DISCLAIMER OR WARRANTIES: PURCHASER AND TPE AGREE THAT TPE DOES NOT MAKE OR INTEND AND TPE DOES NOT AUTHORIZE ANY AGENT OR REPRESENTATIVE TO MAKE ANY REPRESENTATIONS OR WARRANTIES, OR IMPLIED, OR MERCHANTABILITY, FITNESS FOR A PARTICULAR PURPOSE (WHETHER OR NOT THAT PURPOSE IS KNOWN TO TPE), OR OTHERWISE WITH RESPECT TO ITS PRODUCTS. ANY SUGGESTIONS BY TPE CONCERNING USES OR APPLICATIONS OF ITS PRODUCTS REFLECT TPE’S OPINION ONLY AND TPE MAKES NO WARRANTY OR RESULTS TO BE OBTAINED. TPE SHALL NOT BE LIABLE FOR, AND PURCHASER ASSUMES RESPONSIBILITY FOR, ALL PERSONAL AND BODILY INJURY AND PROPERTY DAMAGES RESULTING FROM THE HANDLING, POSSESSION, USE OR RESALE OF TPE’S PRODUCTS. TPE SHALL NOT BE LIABLE FOR CONSEQUENTIAL DAMAGES, PUNATIVE DAMAGES, OR LOSS OF PROFITS. IN ANY EVENT, TPE’S LIABILITY SHALL NOT EXCEED THE VALUE OF THE ORDER AT ISSUE.
This agreement shall be governed, construed and enforced in accordance with the substantive laws of the State of Illinois without regard to the principle of conflict of laws.
Failure to pay amount due on account will accrue interest at the rate of 0.75% per 15 days until paid, or the maximum interest rate allowable by Law, and Purchaser agrees to pay any and all costs associated with the recovery of such amounts, due on account including principal, interest, and attorney costs. In the case of rail car purchases, such rail cars must be released within 45 days of placement at Purchaser’s location. Failure to do so will make Purchaser liable for all demurrage charges, at a minimum rate of $75 per day, arising from such lateness. Payments are due per the terms printed on the face page of this invoice.
During the normal course of business, should The Plastics Exchange, LLC have an amount outstanding due to the Customer, at The Plastics Exchange, LLC discretion, these amounts may be Set-Off against the amounts due from the Customer.
The invalidity of any one or more of the clauses or words contained in this Agreement shall not affect the enforceability of the remaining portions of this Agreement, all of which are inserted conditionally on being valid in law, and in the event any part or portions of this Agreement shall be invalid or illegal or unenforceable in whole or in part, neither the validity of the remaining part of such term nor the validity of any other term of this Agreement shall in any way be affected thereby.

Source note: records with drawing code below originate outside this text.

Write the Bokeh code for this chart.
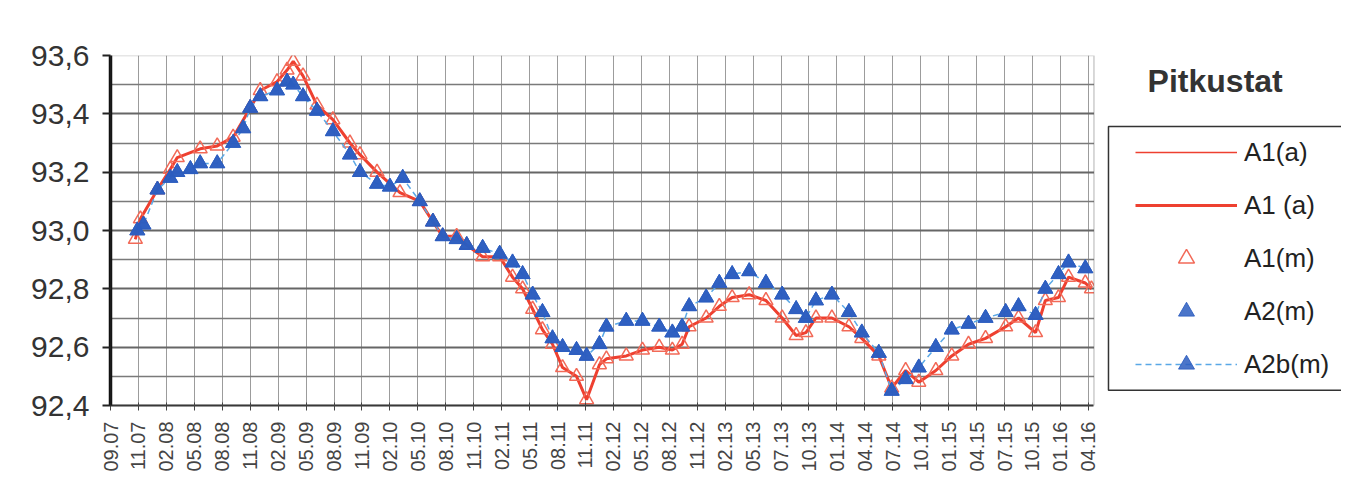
from bokeh.plotting import figure
from bokeh.models import (ColumnDataSource, FixedTicker, Range1d, Legend, LegendItem,
                          Label, CustomJSTickFormatter, BoxAnnotation)
from bokeh.embed import file_html
from bokeh.resources import INLINE
import math

x_labels = ["09.07", "11.07", "02.08", "05.08", "08.08", "11.08", "02.09", "05.09", "08.09", "11.09",
            "02.10", "05.10", "08.10", "11.10", "02.11", "05.11", "08.11", "11.11", "02.12", "05.12",
            "08.12", "11.12", "02.13", "05.13", "07.13", "10.13", "01.14", "04.14", "07.14", "10.14",
            "01.15", "04.15", "07.15", "10.15", "01.16", "04.16"]
y_ticks = [92.4, 92.6, 92.8, 93.0, 93.2, 93.4, 93.6]
y_minor = [92.5, 92.7, 92.9, 93.1, 93.3, 93.5]

# A1 series (red): position along the category axis, level
a1_x = [0.89, 1.07, 1.68, 2.14, 2.39, 3.21, 3.82, 4.39, 5.00, 5.36,
        5.96, 6.32, 6.54, 6.89, 7.39, 7.96, 8.57, 8.93, 9.54, 10.36,
        11.07, 11.54, 11.89, 12.39, 12.75, 13.32, 13.93, 14.39, 14.75, 15.11,
        15.46, 15.82, 16.18, 16.68, 17.04, 17.50, 17.75, 18.46, 19.04, 19.64,
        20.11, 20.46, 20.71, 21.32, 21.79, 22.25, 22.86, 23.46, 24.04, 24.54,
        24.89, 25.25, 25.82, 26.43, 26.89, 27.50, 27.96, 28.46, 28.93, 29.54,
        30.11, 30.71, 31.32, 32.04, 32.50, 33.11, 33.46, 33.93, 34.29, 34.89, 35.11]
a1_y = [92.97, 93.04, 93.14, 93.21, 93.25, 93.28, 93.29, 93.32, 93.42, 93.48,
        93.51, 93.55, 93.58, 93.53, 93.43, 93.38, 93.30, 93.26, 93.20, 93.13,
        93.10, 93.03, 92.98, 92.98, 92.95, 92.91, 92.91, 92.84, 92.80, 92.73,
        92.66, 92.61, 92.53, 92.50, 92.42, 92.54, 92.56, 92.57, 92.59, 92.60,
        92.59, 92.61, 92.67, 92.70, 92.74, 92.77, 92.78, 92.76, 92.70, 92.64,
        92.65, 92.70, 92.70, 92.67, 92.63, 92.57, 92.46, 92.52, 92.48, 92.52,
        92.57, 92.61, 92.63, 92.67, 92.70, 92.65, 92.76, 92.77, 92.84, 92.82, 92.80]

# A2 series (blue)
a2_x = [0.96, 1.18, 1.68, 2.14, 2.39, 2.86, 3.21, 3.82, 4.39, 4.75,
        5.00, 5.36, 5.96, 6.32, 6.54, 6.89, 7.39, 7.96, 8.57, 8.93,
        9.54, 10.00, 10.46, 11.07, 11.54, 11.89, 12.39, 12.75, 13.32, 13.93,
        14.39, 14.75, 15.11, 15.46, 15.82, 16.18, 16.68, 17.04, 17.50, 17.75,
        18.46, 19.04, 19.64, 20.11, 20.46, 20.71, 21.32, 21.79, 22.25, 22.86,
        23.46, 24.04, 24.54, 24.89, 25.25, 25.82, 26.43, 26.89, 27.50, 27.96,
        28.46, 28.93, 29.54, 30.11, 30.71, 31.32, 32.04, 32.50, 33.11, 33.46,
        33.93, 34.29, 34.89]
a2_y = [93.00, 93.02, 93.14, 93.18, 93.20, 93.21, 93.23, 93.23, 93.30, 93.35,
        93.42, 93.46, 93.48, 93.51, 93.50, 93.46, 93.41, 93.34, 93.26, 93.20,
        93.16, 93.15, 93.18, 93.10, 93.03, 92.98, 92.97, 92.95, 92.94, 92.92,
        92.89, 92.85, 92.78, 92.72, 92.63, 92.60, 92.59, 92.57, 92.61, 92.67,
        92.69, 92.69, 92.67, 92.65, 92.67, 92.74, 92.77, 92.82, 92.85, 92.86,
        92.82, 92.78, 92.73, 92.70, 92.76, 92.78, 92.72, 92.65, 92.58, 92.45,
        92.49, 92.53, 92.60, 92.66, 92.68, 92.70, 92.72, 92.74, 92.71, 92.80,
        92.85, 92.89, 92.87]

FONT = "Liberation Sans"
RED = "#ee4030"
BLUE = "#2b5dbf"

X_END = 35.2      # right edge of the plotting area
Y0, Y1 = 92.4, 93.6

src1 = ColumnDataSource(dict(x=a1_x, y=a1_y))
src2 = ColumnDataSource(dict(x=a2_x, y=a2_y))

p = figure(width=1341, height=488, output_backend="svg", toolbar_location=None,
           x_range=Range1d(0, 44.06), y_range=Range1d(Y0, Y1),
           min_border_left=110, min_border_right=0, min_border_top=55, min_border_bottom=83,
           background_fill_color="white", border_fill_color="white")
p.outline_line_color = None

r_line1 = p.line("x", "y", source=src1, line_color=RED, line_width=1.5)
r_line2 = p.line("x", "y", source=src1, line_color=RED, line_width=3)
r_m1 = p.scatter("x", "y", source=src1, marker="triangle", size=14, fill_color=None,
                 line_color="#f26a58", line_width=1.5)
r_dash = p.line("x", "y", source=src2, line_color="#5aa8e6", line_width=1.5, line_dash="6 4")
r_m2b = p.scatter("x", "y", source=src2, marker="triangle", size=15, fill_color=BLUE,
                  line_color=BLUE, fill_alpha=0.85, line_alpha=0.85)
r_m2 = p.scatter("x", "y", source=src2, marker="triangle", size=15, fill_color=BLUE,
                 line_color=BLUE, fill_alpha=0.85, line_alpha=0.85)

# axes
p.xaxis.bounds = (0, X_END)
p.xaxis.ticker = FixedTicker(ticks=list(range(len(x_labels))))
p.xaxis.major_label_overrides = {i: lab for i, lab in enumerate(x_labels)}
p.xaxis.major_label_orientation = math.pi / 2
p.xaxis.major_label_text_font = FONT
p.xaxis.major_label_text_font_size = "20px"
p.xaxis.major_label_text_color = "#444444"
p.xaxis.major_label_standoff = 11
p.xaxis.axis_line_color = "#333333"
p.xaxis.axis_line_width = 2
p.xaxis.major_tick_out = 5
p.xaxis.major_tick_in = 3
p.xaxis.major_tick_line_color = "#444444"
p.xaxis.minor_tick_line_color = None

p.yaxis.ticker = FixedTicker(ticks=y_ticks, minor_ticks=y_minor)
p.yaxis.formatter = CustomJSTickFormatter(code="return tick.toFixed(1).replace('.', ',');")
p.yaxis.major_label_text_font = FONT
p.yaxis.major_label_text_font_size = "30px"
p.yaxis.major_label_text_color = "#333333"
p.yaxis.major_label_standoff = 13
p.yaxis.axis_line_color = "#111111"
p.yaxis.axis_line_width = 3.5
p.yaxis.major_tick_out = 8
p.yaxis.major_tick_in = 0
p.yaxis.major_tick_line_width = 2
p.yaxis.major_tick_line_color = "#222222"
p.yaxis.minor_tick_line_color = None

p.xgrid.grid_line_color = "#9c9c9c"
p.xgrid.grid_line_width = 1
p.ygrid.grid_line_color = "#666666"
p.ygrid.grid_line_width = 1.8
p.ygrid.minor_grid_line_color = "#7a7a7a"
p.ygrid.minor_grid_line_width = 1.3

# blank area right of the plotting area (legend side)
cover = BoxAnnotation(left=X_END, right=50, bottom=Y0, top=Y1, fill_color="white", fill_alpha=1.0,
                      line_alpha=0)
p.add_layout(cover)
frame_border = BoxAnnotation(left=0, right=X_END, bottom=Y0, top=Y1, fill_alpha=0,
                             line_color="#555555", line_width=1.5)
p.add_layout(frame_border)

# legend title and legend frame (open to the right, running off the picture)
title = Label(x=37.12, y=93.514, text="Pitkustat",
              text_font=FONT, text_font_size="32px", text_font_style="bold",
              text_color="#333333", text_baseline="alphabetic")
p.add_layout(title)

box_l, box_r, box_t, box_b = 35.72, 60.0, 93.357, 92.452
p.line([box_r, box_l, box_l, box_r], [box_t, box_t, box_b, box_b],
       line_color="#333333", line_width=1.5, level="overlay")

legend = Legend(items=[
    LegendItem(label="A1(a)", renderers=[r_line1]),
    LegendItem(label="A1 (a)", renderers=[r_line2]),
    LegendItem(label="A1(m)", renderers=[r_m1]),
    LegendItem(label="A2(m)", renderers=[r_m2]),
    LegendItem(label="A2b(m)", renderers=[r_dash, r_m2b]),
], location=(1019, 15))
legend.padding = 6
legend.margin = 0
legend.spacing = 13
legend.glyph_width = 102
legend.glyph_height = 40
legend.label_standoff = 7
legend.label_text_font = FONT
legend.label_text_font_size = "26px"
legend.label_text_color = "#222222"
legend.border_line_alpha = 0
legend.background_fill_alpha = 0
p.add_layout(legend)

open("out.html", "w").write(file_html(p, INLINE))
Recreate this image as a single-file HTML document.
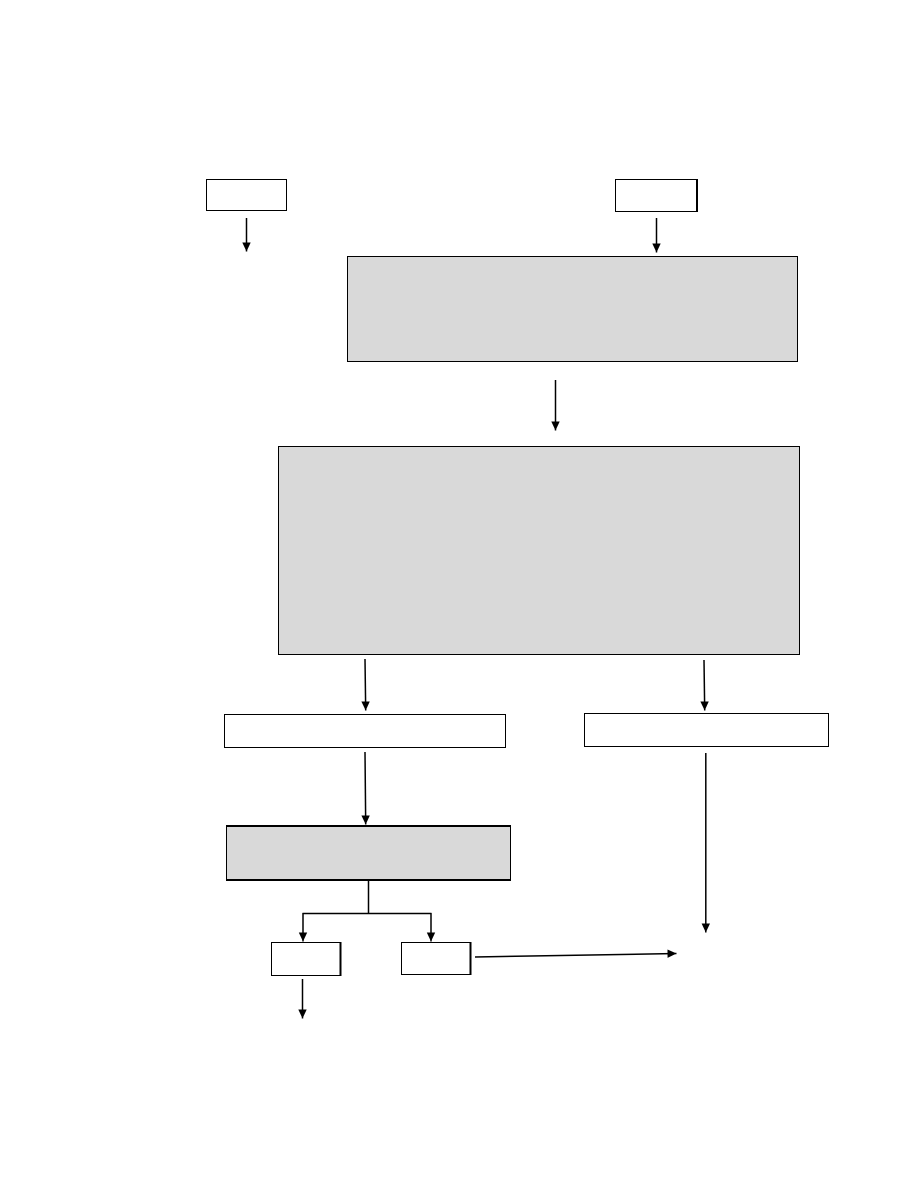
<!DOCTYPE html>
<html>
<head>
<meta charset="utf-8">
<style>
html,body{margin:0;padding:0;background:#fff;}
svg{display:block;}
</style>
</head>
<body>
<svg width="918" height="1188" viewBox="0 0 918 1188" xmlns="http://www.w3.org/2000/svg">
<defs>
<marker id="a" markerUnits="userSpaceOnUse" markerWidth="10" markerHeight="10" refX="9" refY="4.500" orient="auto">
<path d="M0 0.300L9 4.500L0 8.700Z" fill="#000"/>
</marker>
</defs>
<rect width="918" height="1188" fill="#fff"/>
<g stroke="#000" stroke-width="1" fill="#fff">
<rect x="206.500" y="179.500" width="80" height="31"/>
<rect x="615.500" y="179.500" width="81" height="32"/>
<rect x="347.500" y="256.500" width="450" height="105" fill="#d9d9d9"/>
<rect x="278.500" y="446.500" width="521" height="208" fill="#d9d9d9"/>
<rect x="224.500" y="714.500" width="281" height="33"/>
<rect x="584.500" y="713.500" width="244" height="33"/>
<rect x="226.500" y="826" width="284" height="54" fill="#d9d9d9"/>
<rect x="271.500" y="942.500" width="69" height="33"/>
<rect x="401.500" y="942.500" width="69" height="32"/>
</g>
<path d="M226 826H511M226 880H511" stroke="#000" stroke-width="2" fill="none"/>
<path d="M697 179V212M340.500 942V976M470.500 942V975" stroke="#000" stroke-width="2" fill="none"/>
<g stroke="#000" stroke-width="1.500" fill="none">
<path d="M246.500 218V251.500" marker-end="url(#a)"/>
<path d="M656.500 218V252.500" marker-end="url(#a)"/>
<path d="M555.500 380V430.500" marker-end="url(#a)"/>
<path d="M365 659L365.700 710.500" marker-end="url(#a)"/>
<path d="M704 660L704.700 710.500" marker-end="url(#a)"/>
<path d="M365 752L365.700 824.500" marker-end="url(#a)"/>
<path d="M705.800 753V932.500" marker-end="url(#a)"/>
<path d="M368.500 881V913"/>
<path d="M302.500 913.500H431.500"/>
<path d="M303 913V941.500" marker-end="url(#a)"/>
<path d="M431 913V941.500" marker-end="url(#a)"/>
<path d="M302.500 979V1018.500" marker-end="url(#a)"/>
<path d="M475 957L676.500 953.500" marker-end="url(#a)"/>
</g>
</svg>
</body>
</html>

The waiver by any provision of this Agreement shall not operate as, or be construed to be, a waiver of any subsequent breach hereof. The terms of this Conditions of Sales Agreement, combined with any invoice or other similar document issued by TPE with respect to orders for goods placed by Purchaser, are intended by the parties as the complete expression of their agreement, with respect to each order for goods placed by Purchaser with TPE. Any and all changes, amendments, or modifications of the Agreement shall not be effective unless made in writing and signed by the parties hereto.
In the event of any litigation of any action, suit, counterclaim or proceeding (i) to enforce or defend any rights under or in connection with this Conditions of Sale Agreement or any amendment, document or agreement delivered or which may in the future be delivered in connection herewith, or (ii) arising from any dispute or controversy in connection with or related to this Condition of Sale Agreement or any such amendment, document or agreement, the prevailing party in such action, suit, counterclaim or proceeding shall be entitled to recover from the other party in such action, such sum as the court shall fix as reasonable attorneys fees incurred by such prevailing party. Buyer irrevocably waives any right to trial by jury in the aforementioned paragraph for any action, suit counterclaim or proceeding and agrees that any such action, suit, counterclaim or proceeding shall be tried before a court in the City of Chicago, Cook County, Illinois and not before a jury.